6) Iniziative di riduzione dei rifiuti: esistono diversi prodotti che non possono essere riutilizzati (come gli imballaggi) e quindi bisogna fare in modo di minimizzare la loro produzione.
7) Incentivi economici: viene considerata la possibilità di introdurre alcuni incentivi che possano scoraggiare l’impiego di prodotti che costituiscono la frazione residua e premiare quei cittadini che riescono a minimizzare questo tipo di “rifiuto” (è il caso dei sacchetti prepagati).
8) Separazione del residuo e Centro di Ricerca Rifiuti Zero: possibilità di separare il residuo in uno specifico impianto (che non è la comune discarica in cui si conferisce quasi tutta la quantità dei rifiuti) e di realizzare veri e propri Centri di Ricerca per lo studio dei materiali di scarto e la loro possibilità di poter essere prodotti con componenti ecosostenibili.

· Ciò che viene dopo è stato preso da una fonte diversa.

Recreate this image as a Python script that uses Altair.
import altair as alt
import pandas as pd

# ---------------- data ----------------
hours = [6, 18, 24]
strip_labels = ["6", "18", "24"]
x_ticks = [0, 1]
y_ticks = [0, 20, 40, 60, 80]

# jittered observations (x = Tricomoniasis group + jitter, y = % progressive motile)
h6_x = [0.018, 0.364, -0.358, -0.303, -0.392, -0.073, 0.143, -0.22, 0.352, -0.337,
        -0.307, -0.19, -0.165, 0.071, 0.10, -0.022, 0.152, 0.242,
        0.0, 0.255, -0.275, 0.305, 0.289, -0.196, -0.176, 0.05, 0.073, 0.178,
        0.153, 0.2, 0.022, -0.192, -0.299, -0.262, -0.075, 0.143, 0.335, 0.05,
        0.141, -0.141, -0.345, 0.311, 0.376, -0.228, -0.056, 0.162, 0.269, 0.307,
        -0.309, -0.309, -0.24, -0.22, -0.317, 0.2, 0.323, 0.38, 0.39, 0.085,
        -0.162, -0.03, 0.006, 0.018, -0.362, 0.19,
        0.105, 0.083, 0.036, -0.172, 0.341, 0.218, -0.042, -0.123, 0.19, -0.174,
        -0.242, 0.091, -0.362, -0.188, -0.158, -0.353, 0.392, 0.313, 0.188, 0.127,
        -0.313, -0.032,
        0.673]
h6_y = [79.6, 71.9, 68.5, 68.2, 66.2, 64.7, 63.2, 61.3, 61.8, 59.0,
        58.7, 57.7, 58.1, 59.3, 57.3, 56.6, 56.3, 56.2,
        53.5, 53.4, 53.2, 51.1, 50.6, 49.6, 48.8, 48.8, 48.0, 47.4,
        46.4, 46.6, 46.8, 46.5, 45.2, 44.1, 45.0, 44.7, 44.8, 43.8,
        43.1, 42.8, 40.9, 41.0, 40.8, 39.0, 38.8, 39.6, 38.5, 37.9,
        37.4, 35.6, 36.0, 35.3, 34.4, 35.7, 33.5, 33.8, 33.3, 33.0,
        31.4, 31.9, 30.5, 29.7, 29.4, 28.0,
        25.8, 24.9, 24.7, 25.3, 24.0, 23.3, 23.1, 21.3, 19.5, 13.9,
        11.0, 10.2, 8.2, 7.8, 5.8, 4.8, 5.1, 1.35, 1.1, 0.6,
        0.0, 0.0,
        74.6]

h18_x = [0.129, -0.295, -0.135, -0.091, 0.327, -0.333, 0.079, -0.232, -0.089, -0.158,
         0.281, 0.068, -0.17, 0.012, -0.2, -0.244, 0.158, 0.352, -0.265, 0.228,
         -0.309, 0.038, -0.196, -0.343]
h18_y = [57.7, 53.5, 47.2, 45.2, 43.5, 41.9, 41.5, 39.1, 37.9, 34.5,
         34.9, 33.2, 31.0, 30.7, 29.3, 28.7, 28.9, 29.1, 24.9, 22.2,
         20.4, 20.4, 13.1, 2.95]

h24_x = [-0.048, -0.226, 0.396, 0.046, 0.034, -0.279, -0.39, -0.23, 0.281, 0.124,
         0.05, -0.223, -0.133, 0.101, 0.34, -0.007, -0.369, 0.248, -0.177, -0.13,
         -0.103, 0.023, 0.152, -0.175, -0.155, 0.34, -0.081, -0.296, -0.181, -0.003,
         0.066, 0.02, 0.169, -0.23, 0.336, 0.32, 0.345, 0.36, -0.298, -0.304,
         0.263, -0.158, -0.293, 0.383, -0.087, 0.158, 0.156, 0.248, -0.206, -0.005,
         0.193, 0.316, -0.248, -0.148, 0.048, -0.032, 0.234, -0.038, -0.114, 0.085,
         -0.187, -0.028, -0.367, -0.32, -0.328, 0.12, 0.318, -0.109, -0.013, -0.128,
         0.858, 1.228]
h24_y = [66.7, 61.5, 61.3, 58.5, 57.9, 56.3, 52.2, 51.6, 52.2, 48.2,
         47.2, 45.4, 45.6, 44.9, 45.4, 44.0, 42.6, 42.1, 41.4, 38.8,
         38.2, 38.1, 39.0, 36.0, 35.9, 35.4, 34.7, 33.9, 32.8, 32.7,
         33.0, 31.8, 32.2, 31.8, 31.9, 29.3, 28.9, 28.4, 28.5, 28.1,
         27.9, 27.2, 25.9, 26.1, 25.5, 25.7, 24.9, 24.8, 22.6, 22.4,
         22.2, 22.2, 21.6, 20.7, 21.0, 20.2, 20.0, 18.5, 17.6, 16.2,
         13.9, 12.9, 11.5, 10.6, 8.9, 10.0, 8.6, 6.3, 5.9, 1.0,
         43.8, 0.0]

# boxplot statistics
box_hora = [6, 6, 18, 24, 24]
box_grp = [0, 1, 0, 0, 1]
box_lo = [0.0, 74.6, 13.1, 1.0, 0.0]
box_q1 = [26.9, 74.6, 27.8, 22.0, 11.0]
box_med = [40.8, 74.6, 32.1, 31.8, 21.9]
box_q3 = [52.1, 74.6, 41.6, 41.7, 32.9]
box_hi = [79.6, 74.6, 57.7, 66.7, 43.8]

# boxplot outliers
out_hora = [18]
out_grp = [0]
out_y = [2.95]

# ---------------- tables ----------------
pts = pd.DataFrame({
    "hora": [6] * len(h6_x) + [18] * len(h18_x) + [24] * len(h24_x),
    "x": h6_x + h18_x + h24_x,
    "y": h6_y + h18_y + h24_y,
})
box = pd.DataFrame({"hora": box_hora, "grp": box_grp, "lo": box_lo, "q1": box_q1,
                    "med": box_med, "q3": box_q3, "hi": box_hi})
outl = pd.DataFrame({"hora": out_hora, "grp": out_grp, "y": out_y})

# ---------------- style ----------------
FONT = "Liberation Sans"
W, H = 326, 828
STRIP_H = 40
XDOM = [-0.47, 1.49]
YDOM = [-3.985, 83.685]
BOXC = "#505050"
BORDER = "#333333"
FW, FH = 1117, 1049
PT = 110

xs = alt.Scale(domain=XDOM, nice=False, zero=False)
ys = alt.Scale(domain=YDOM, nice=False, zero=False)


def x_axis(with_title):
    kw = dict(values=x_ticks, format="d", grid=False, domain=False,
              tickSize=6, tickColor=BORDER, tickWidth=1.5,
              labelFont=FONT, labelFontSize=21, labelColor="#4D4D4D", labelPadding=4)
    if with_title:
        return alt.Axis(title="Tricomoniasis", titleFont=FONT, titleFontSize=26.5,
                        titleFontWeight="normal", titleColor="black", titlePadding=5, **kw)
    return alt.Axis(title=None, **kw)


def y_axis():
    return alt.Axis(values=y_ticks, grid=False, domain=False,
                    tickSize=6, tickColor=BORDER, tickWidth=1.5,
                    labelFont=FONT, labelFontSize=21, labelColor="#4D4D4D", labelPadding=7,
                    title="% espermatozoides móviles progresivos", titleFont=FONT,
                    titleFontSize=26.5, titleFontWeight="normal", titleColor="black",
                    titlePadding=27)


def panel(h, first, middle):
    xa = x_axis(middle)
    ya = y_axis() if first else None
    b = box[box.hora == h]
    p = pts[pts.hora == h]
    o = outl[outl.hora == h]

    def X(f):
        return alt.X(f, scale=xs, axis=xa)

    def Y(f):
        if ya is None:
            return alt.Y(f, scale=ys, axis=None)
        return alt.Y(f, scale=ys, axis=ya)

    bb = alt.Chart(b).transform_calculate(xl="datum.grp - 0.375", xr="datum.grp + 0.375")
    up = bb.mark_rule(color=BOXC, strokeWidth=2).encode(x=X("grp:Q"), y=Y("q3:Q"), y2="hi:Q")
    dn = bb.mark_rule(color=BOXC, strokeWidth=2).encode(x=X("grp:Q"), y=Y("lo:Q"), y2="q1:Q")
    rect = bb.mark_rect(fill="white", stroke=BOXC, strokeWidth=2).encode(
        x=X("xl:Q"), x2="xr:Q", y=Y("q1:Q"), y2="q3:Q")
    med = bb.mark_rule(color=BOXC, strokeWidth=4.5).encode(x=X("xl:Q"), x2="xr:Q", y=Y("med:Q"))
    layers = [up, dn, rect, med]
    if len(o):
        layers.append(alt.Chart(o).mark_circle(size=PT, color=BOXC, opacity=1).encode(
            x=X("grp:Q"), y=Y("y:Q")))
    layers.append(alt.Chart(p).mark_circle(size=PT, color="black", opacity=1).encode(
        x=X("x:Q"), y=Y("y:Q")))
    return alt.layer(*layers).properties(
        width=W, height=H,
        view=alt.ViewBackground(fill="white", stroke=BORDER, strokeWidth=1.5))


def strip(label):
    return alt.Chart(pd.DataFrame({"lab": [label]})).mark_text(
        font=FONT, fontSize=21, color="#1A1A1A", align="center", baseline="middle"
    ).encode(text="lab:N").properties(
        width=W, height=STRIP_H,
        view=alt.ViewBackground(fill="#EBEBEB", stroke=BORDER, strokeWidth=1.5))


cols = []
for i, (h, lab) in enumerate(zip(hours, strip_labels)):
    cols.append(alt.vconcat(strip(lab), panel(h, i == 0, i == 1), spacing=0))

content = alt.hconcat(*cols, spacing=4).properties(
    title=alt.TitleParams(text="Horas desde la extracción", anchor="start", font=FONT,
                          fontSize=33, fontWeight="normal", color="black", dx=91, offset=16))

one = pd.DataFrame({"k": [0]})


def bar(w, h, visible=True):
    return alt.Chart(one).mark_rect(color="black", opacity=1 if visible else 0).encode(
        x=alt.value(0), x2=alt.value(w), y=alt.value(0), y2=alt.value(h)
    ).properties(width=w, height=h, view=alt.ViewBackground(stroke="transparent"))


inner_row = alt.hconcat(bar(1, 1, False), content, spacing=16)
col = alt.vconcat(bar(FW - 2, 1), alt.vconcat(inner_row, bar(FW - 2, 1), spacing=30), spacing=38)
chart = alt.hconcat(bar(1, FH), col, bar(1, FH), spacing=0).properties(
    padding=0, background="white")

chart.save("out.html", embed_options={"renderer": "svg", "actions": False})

9) Responsabilità industriale: il ciclo si chiude con l’analisi del residuo, che dovrebbe portare alla riprogettazione industriale degli oggetti che non possono essere riciclati.
10) Discarica temporanea per il non riciclabile e la frazione organica sporca stabilizzata: una discarica transitoria che possa contenere i materiali ancora non riciclabili e la frazione organica non stabilizzata, nell’attesa che il Centro di Ricerca Rifiuti Zero possa fornire le indicazioni per il più opportuno riciclo e Re-Design.

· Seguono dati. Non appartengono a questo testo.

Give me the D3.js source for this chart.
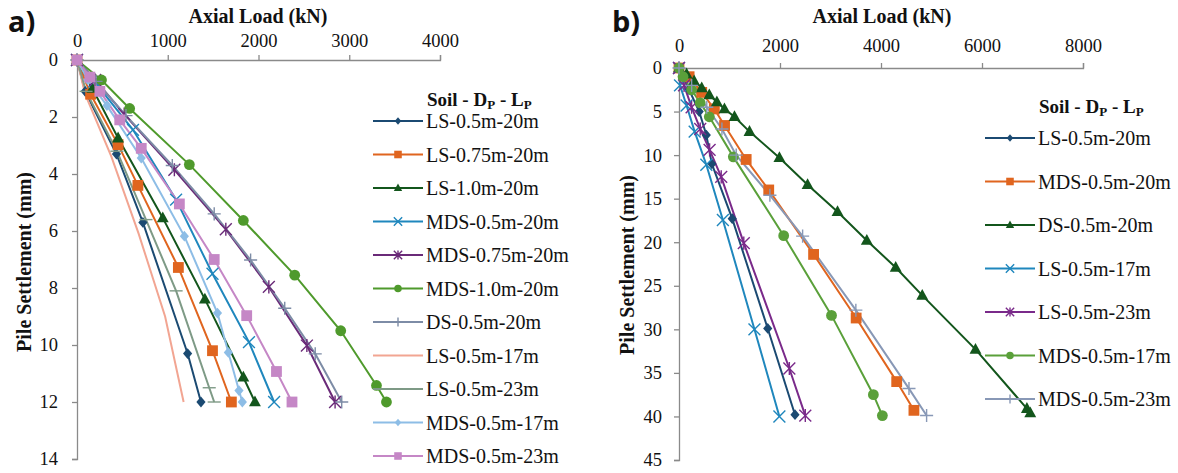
<!DOCTYPE html>
<html>
<head>
<meta charset="utf-8">
<script src="https://cdn.jsdelivr.net/npm/d3@7"></script>
<style>
  body { margin: 0; background: #fff; }
  svg { display: block; }
  text { font-family: "Liberation Serif", "Times New Roman", serif; fill: #111; }
</style>
</head>
<body>
<div id="chart"></div>
<script>
// Panel a) data: [axial load (kN), pile settlement (mm)]
const aLS05m20m = [[0,0],[90,1.1],[435,3.3],[726,5.7],[1219,10.3],[1366,12]];
const aLS075m20m = [[0,0],[150,1.2],[453,2.97],[671,4.4],[1117,7.28],[1493,10.2],[1701,12]];
const aLS10m20m = [[0,0],[170,1.0],[453,2.74],[945,5.54],[1409,8.39],[1833,11.13],[1961,12]];
const aMDS05m20m = [[0,0],[190,0.75],[617,2.45],[1092,4.9],[1493,7.5],[1895,9.9],[2172,12]];
const aMDS075m20m = [[0,0],[200,0.7],[520,1.9],[1073,3.85],[1640,5.94],[2114,7.96],[2533,10.02],[2844,12]];
const aMDS10m20m = [[0,0],[270,0.7],[580,1.7],[1238,3.67],[1833,5.63],[2399,7.55],[2906,9.5],[3300,11.42],[3410,12]];
const aDS05m20m = [[0,0],[210,0.75],[540,1.95],[1050,3.7],[1512,5.4],[1913,7.02],[2289,8.71],[2625,10.31],[2917,12]];
const aLS05m17m = [[0,0],[90,1.2],[380,3.4],[680,6.1],[971,9.0],[1175,12]];
const aLS05m23m = [[0,0],[100,1.1],[440,3.2],[760,5.6],[1092,8.1],[1457,11.5],[1512,12]];
const aMDS05m17m = [[0,0],[120,0.7],[330,1.6],[708,3.44],[1183,6.18],[1548,8.88],[1668,10.26],[1785,11.6],[1822,12]];
const aMDS05m23m = [[0,0],[142,0.6],[252,1.1],[471,2.1],[708,3.1],[1128,5.05],[1512,7.0],[1870,8.97],[2198,10.93],[2369,12]];

// Panel b) data
const bLS05m20m = [[0,0],[200,2.5],[400,5],[541,7.7],[650,11],[1054,17.3],[1757,29.9],[2297,39.8]];
const bMDS05m20m = [[0,0],[200,1],[450,2.8],[700,4.7],[902,6.6],[1330,10.5],[1777,14],[2665,21.4],[3508,28.7],[4311,36],[4652,39.3]];
const bDS05m20m = [[0,0],[150,0.7],[300,1.5],[450,2.3],[600,3.1],[750,3.9],[900,4.7],[1099,5.6],[1396,7.3],[1988,10.3],[2546,13.4],[3139,16.5],[3719,19.8],[4291,22.9],[4817,26.1],[5871,32.3],[6889,39.1],[6956,39.6]];
const bLS05m17m = [[0,0],[20,2],[150,4.3],[310,7.3],[541,11.1],[869,17.45],[1494,30],[1988,40]];
const bLS05m23m = [[0,0],[100,2],[250,4.5],[420,7],[606,9.4],[836,12.5],[1283,20.1],[2185,34.5],[2501,39.9]];
const bMDS05m17m = [[0,0],[80,1],[250,2.5],[420,4],[600,5.6],[1076,10.2],[2073,19.25],[3020,28.4],[3849,37.5],[4027,39.9]];
const bMDS05m23m = [[0,0],[250,2],[550,4.5],[850,7],[1133,10],[1800,14.6],[2448,19.3],[3502,27.8],[4554,36.8],[4903,39.9]];

const aNames = ['LS-0.5m-20m','LS-0.75m-20m','LS-1.0m-20m','MDS-0.5m-20m','MDS-0.75m-20m',
  'MDS-1.0m-20m','DS-0.5m-20m','LS-0.5m-17m','LS-0.5m-23m','MDS-0.5m-17m','MDS-0.5m-23m'];
const aValues = [aLS05m20m,aLS075m20m,aLS10m20m,aMDS05m20m,aMDS075m20m,aMDS10m20m,
  aDS05m20m,aLS05m17m,aLS05m23m,aMDS05m17m,aMDS05m23m];
const aColors = ['#1b4a72','#e0651f','#13561c','#1f87bd','#6a2a78','#4f9a2c',
  '#7d8ca6','#f2a592','#7e9a86','#8dbde6','#c587c6'];
const aMarkers = ['diamond','square','triangle','x','asterisk','circle','plus','none','dash','diamond','square'];

const bNames = ['LS-0.5m-20m','MDS-0.5m-20m','DS-0.5m-20m','LS-0.5m-17m','LS-0.5m-23m','MDS-0.5m-17m','MDS-0.5m-23m'];
const bValues = [bLS05m20m,bMDS05m20m,bDS05m20m,bLS05m17m,bLS05m23m,bMDS05m17m,bMDS05m23m];
const bColors = ['#1b4a72','#e0651f','#13561c','#1f87bd','#7a2a8a','#5aa03a','#8898b6'];
const bMarkers = ['diamond','square','triangle','x','asterisk','circle','plus'];

const aXTicks = [0,1000,2000,3000,4000];
const aYTicks = [0,2,4,6,8,10,12,14];
const bXTicks = [0,2000,4000,6000,8000];
const bYTicks = [0,5,10,15,20,25,30,35,40,45];

const svg = d3.select('#chart').append('svg')
  .attr('width', 1178).attr('height', 473);

// Draw one marker of the given kind centered at (x, y)
function marker(g, kind, x, y, color, k) {
  if (kind === 'none') return;
  const m = g.append('g').attr('transform', `translate(${x},${y})`);
  const s = 5.4 * k;
  if (kind === 'diamond') {
    m.append('path').attr('d', `M0,${-s}L${s * 0.85},0L0,${s}L${-s * 0.85},0Z`).attr('fill', color);
  } else if (kind === 'square') {
    m.append('rect').attr('x', -s).attr('y', -s).attr('width', 2 * s).attr('height', 2 * s)
      .attr('fill', color);
  } else if (kind === 'triangle') {
    m.append('path').attr('d', `M0,${-s * 1.2}L${s * 1.1},${s * 0.8}L${-s * 1.1},${s * 0.8}Z`)
      .attr('fill', color);
  } else if (kind === 'circle') {
    m.append('circle').attr('r', s).attr('fill', color);
  } else {
    const p = d3.path();
    const r = s * 1.1;
    if (kind === 'x' || kind === 'asterisk') {
      p.moveTo(-r, -r); p.lineTo(r, r); p.moveTo(-r, r); p.lineTo(r, -r);
    }
    if (kind === 'asterisk' || kind === 'plus') {
      p.moveTo(0, -r * 1.1); p.lineTo(0, r * 1.1);
    }
    if (kind === 'plus' || kind === 'dash') {
      p.moveTo(-r * 1.1, 0); p.lineTo(r * 1.1, 0);
    }
    m.append('path').attr('d', p.toString()).attr('stroke', color)
      .attr('stroke-width', 1.4).attr('fill', 'none');
  }
}

function panel(opt) {
  const x = d3.scaleLinear().domain(opt.xDomain).range(opt.xRange);
  const y = d3.scaleLinear().domain(opt.yDomain).range(opt.yRange);
  const g = svg.append('g');

  // Axes: load axis on top, settlement axis pointing down
  const xAxis = g.append('g').attr('transform', `translate(0,${opt.yRange[0]})`)
    .call(d3.axisTop(x).tickValues(opt.xTicks).tickSize(5).tickPadding(opt.xPad).tickFormat(d3.format('d')));
  const yAxis = g.append('g').attr('transform', `translate(${opt.xRange[0]},0)`)
    .call(d3.axisLeft(y).tickValues(opt.yTicks).tickSize(5).tickPadding(opt.yPad).tickFormat(d3.format('d')));
  [xAxis, yAxis].forEach(a => {
    a.select('.domain').attr('stroke', '#8a8a8a').attr('stroke-width', 1.3);
    a.selectAll('.tick line').attr('stroke', '#8a8a8a').attr('stroke-width', 1.3);
    a.selectAll('.tick text').attr('font-family', '"Liberation Serif", serif')
      .attr('font-size', 18.5).attr('fill', '#111');
  });

  g.append('text').attr('x', opt.xTitle[0]).attr('y', opt.xTitle[1])
    .attr('text-anchor', 'middle').attr('font-size', 20).attr('font-weight', 'bold')
    .text('Axial Load (kN)');
  g.append('text')
    .attr('transform', `translate(${opt.yTitle[0]},${opt.yTitle[1]}) rotate(-90)`)
    .attr('text-anchor', 'middle').attr('font-size', 20).attr('font-weight', 'bold')
    .text('Pile Settlement (mm)');
  g.append('text').attr('x', opt.label[0]).attr('y', opt.label[1])
    .style('font-family', '"Open Sans", "DejaVu Sans", sans-serif')
    .attr('font-size', 29).attr('font-weight', 'bold').text(opt.labelText);

  const line = d3.line().x(d => x(d[0])).y(d => y(d[1]));
  opt.values.forEach((vals, i) => {
    g.append('path').datum(vals).attr('d', line).attr('fill', 'none')
      .attr('stroke', opt.colors[i]).attr('stroke-width', 2);
  });
  opt.values.forEach((vals, i) => {
    vals.forEach(d => marker(g, opt.markers[i], x(d[0]), y(d[1]), opt.colors[i], 1));
  });

  // Legend
  const lg = g.append('g');
  const t = lg.append('text').attr('x', opt.legend.x + 54).attr('y', opt.legend.titleY)
    .attr('font-size', 19).attr('font-weight', 'bold');
  t.append('tspan').text('Soil - D');
  t.append('tspan').attr('font-size', 13).attr('dy', 3).text('P');
  t.append('tspan').attr('dy', -3).text(' - L');
  t.append('tspan').attr('font-size', 13).attr('dy', 3).text('P');

  opt.names.forEach((name, i) => {
    const cy = opt.legend.y0 + i * opt.legend.step;
    const lx = opt.legend.x;
    lg.append('line').attr('x1', lx).attr('x2', lx + 50).attr('y1', cy).attr('y2', cy)
      .attr('stroke', opt.colors[i]).attr('stroke-width', 2);
    marker(lg, opt.markers[i], lx + 25, cy, opt.colors[i], 0.7);
    lg.append('text').attr('x', lx + 53).attr('y', cy).attr('dy', '0.35em')
      .attr('font-size', 20).text(name);
  });
}

panel({
  xDomain: [0, 4000], xRange: [77, 440],
  yDomain: [0, 14], yRange: [60, 459],
  xTicks: aXTicks, yTicks: aYTicks, xPad: 8.5, yPad: 14,
  xTitle: [258, 23], yTitle: [31, 262],
  label: [8, 32], labelText: 'a)',
  names: aNames, values: aValues, colors: aColors, markers: aMarkers,
  legend: { x: 373, titleY: 106, y0: 121, step: 33.5 }
});

panel({
  xDomain: [0, 8000], xRange: [679, 1083],
  yDomain: [0, 45], yRange: [68, 460],
  xTicks: bXTicks, yTicks: bYTicks, xPad: 11, yPad: 12,
  xTitle: [882, 23], yTitle: [634, 265],
  label: [612, 32], labelText: 'b)',
  names: bNames, values: bValues, colors: bColors, markers: bMarkers,
  legend: { x: 985, titleY: 113, y0: 138, step: 43.5 }
});
</script>
</body>
</html>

Il Piano Rifiuti Zero e le relative motivazioni per essere applicato



In conclusione è possibile evidenziare che esistono appuntamenti come questo che dovrebbero essere divulgati e conosciuti da Tutta la Comunità poiché la “questione rifiuti” (= Risorse) riguarda non solo gli uomini di oggi ma soprattutto le future generazioni.